• _EXERCISE REQUIREMENTS_:
Return each line of the records holding the string "Apache".

• _RECORDS SHOWN_:
============================================================

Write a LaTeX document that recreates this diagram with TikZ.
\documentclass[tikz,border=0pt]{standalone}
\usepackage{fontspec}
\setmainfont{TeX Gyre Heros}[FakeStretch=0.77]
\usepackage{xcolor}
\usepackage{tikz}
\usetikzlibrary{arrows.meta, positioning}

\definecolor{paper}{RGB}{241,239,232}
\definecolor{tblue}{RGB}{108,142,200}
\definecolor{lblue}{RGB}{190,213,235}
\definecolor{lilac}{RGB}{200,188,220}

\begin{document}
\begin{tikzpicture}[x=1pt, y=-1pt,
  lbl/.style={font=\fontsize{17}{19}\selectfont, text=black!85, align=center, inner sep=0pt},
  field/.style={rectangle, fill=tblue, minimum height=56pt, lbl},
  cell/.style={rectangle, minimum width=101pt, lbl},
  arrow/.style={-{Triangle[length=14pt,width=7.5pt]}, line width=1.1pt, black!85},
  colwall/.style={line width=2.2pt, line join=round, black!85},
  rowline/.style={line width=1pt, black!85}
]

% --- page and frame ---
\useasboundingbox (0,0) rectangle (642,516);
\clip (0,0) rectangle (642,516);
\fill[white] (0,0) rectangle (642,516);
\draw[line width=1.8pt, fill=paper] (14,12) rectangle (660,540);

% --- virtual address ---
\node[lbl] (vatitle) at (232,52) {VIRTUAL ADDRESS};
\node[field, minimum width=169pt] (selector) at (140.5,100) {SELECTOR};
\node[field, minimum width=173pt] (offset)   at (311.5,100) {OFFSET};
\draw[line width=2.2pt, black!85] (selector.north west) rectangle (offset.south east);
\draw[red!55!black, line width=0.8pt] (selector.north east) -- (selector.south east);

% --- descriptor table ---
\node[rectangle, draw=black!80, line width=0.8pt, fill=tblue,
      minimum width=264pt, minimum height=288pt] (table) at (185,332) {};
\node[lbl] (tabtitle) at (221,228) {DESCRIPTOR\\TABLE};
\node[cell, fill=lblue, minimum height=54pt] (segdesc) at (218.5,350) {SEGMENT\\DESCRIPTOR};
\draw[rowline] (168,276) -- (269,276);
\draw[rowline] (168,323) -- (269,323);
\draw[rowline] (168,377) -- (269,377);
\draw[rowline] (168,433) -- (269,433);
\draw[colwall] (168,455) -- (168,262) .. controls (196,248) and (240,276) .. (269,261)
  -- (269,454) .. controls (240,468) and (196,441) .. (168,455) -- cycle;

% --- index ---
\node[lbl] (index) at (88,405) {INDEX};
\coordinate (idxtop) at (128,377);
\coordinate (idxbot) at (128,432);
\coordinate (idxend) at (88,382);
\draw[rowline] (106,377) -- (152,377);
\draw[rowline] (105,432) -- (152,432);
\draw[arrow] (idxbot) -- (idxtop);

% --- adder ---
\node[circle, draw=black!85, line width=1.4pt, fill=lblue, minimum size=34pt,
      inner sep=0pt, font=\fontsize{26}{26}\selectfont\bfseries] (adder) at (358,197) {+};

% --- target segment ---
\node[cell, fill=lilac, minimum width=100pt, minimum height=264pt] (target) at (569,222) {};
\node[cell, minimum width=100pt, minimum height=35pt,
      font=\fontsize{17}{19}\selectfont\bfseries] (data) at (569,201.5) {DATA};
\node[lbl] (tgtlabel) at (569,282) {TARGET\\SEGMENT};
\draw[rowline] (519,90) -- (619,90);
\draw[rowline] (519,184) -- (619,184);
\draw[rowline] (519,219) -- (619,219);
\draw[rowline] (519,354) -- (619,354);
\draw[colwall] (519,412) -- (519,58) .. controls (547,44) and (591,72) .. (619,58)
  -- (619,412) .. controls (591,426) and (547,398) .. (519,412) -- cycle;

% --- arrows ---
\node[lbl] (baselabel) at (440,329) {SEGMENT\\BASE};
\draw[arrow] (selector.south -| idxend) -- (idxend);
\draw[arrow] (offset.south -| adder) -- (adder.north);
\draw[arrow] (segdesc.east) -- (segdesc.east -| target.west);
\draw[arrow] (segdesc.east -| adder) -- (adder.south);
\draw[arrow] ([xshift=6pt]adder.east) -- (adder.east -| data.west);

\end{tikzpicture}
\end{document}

============================================================

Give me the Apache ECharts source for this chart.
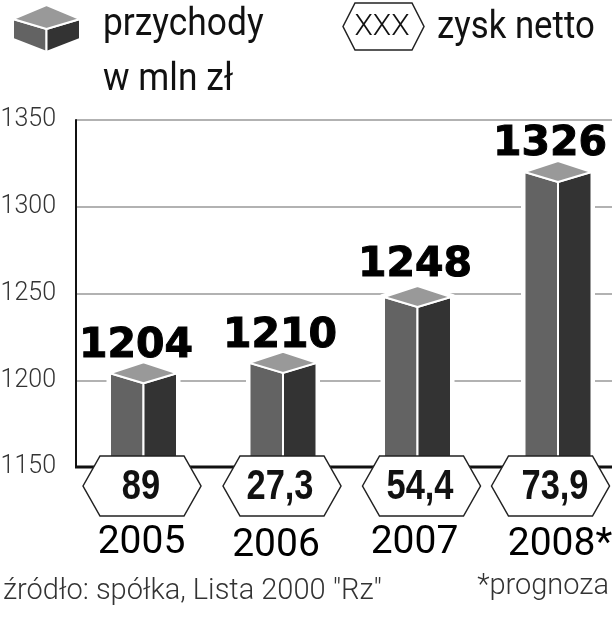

============================================================

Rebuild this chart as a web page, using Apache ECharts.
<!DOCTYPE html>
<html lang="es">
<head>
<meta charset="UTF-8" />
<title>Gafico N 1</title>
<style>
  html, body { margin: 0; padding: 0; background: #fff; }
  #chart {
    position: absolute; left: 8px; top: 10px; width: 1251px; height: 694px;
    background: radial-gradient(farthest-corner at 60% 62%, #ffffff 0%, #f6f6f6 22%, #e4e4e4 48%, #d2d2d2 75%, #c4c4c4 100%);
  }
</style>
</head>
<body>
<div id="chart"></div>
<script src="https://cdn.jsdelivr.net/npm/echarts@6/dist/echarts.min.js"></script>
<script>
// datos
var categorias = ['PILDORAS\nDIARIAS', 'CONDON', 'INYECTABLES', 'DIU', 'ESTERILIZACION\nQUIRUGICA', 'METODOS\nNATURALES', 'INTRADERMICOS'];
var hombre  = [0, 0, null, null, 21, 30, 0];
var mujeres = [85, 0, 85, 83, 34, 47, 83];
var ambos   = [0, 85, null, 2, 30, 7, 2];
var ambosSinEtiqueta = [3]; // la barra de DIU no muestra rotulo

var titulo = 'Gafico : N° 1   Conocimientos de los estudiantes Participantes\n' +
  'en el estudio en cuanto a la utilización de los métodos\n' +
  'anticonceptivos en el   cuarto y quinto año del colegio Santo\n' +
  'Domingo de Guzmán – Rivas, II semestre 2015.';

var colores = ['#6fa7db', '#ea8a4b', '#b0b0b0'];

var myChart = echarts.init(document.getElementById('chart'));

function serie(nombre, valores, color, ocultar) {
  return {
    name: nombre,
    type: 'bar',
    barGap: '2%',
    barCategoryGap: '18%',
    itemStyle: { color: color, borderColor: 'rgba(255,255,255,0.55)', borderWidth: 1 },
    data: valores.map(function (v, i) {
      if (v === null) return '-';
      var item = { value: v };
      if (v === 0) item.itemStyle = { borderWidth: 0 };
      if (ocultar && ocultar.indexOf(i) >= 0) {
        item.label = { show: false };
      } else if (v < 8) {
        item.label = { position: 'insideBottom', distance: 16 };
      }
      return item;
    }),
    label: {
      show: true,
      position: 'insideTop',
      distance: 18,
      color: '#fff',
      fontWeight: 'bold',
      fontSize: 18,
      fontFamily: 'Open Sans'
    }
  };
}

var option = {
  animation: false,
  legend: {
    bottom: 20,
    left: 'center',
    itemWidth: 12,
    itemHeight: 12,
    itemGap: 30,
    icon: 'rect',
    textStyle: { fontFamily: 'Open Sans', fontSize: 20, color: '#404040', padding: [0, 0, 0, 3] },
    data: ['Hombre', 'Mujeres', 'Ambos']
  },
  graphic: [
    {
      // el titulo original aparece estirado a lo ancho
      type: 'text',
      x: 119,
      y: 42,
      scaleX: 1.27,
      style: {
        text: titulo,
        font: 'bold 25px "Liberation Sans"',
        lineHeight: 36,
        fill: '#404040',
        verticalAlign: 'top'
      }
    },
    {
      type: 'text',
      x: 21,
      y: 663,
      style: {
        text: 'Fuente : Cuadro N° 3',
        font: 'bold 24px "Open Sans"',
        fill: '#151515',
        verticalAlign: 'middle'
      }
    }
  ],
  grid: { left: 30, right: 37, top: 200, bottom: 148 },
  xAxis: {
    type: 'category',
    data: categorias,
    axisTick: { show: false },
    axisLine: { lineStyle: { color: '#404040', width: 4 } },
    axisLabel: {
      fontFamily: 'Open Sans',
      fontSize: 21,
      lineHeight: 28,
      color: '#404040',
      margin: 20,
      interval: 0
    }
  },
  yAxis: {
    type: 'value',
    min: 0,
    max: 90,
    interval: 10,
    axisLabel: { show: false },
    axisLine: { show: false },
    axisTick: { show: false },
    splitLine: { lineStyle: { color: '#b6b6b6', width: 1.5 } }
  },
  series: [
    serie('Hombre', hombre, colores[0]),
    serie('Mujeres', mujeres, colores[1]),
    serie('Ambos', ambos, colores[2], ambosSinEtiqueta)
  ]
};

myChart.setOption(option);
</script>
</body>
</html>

============================================================

• _EXPECTED ANSWER_:
Give me the Apache ECharts source for this chart.
Rebuild this chart as a web page, using Apache ECharts.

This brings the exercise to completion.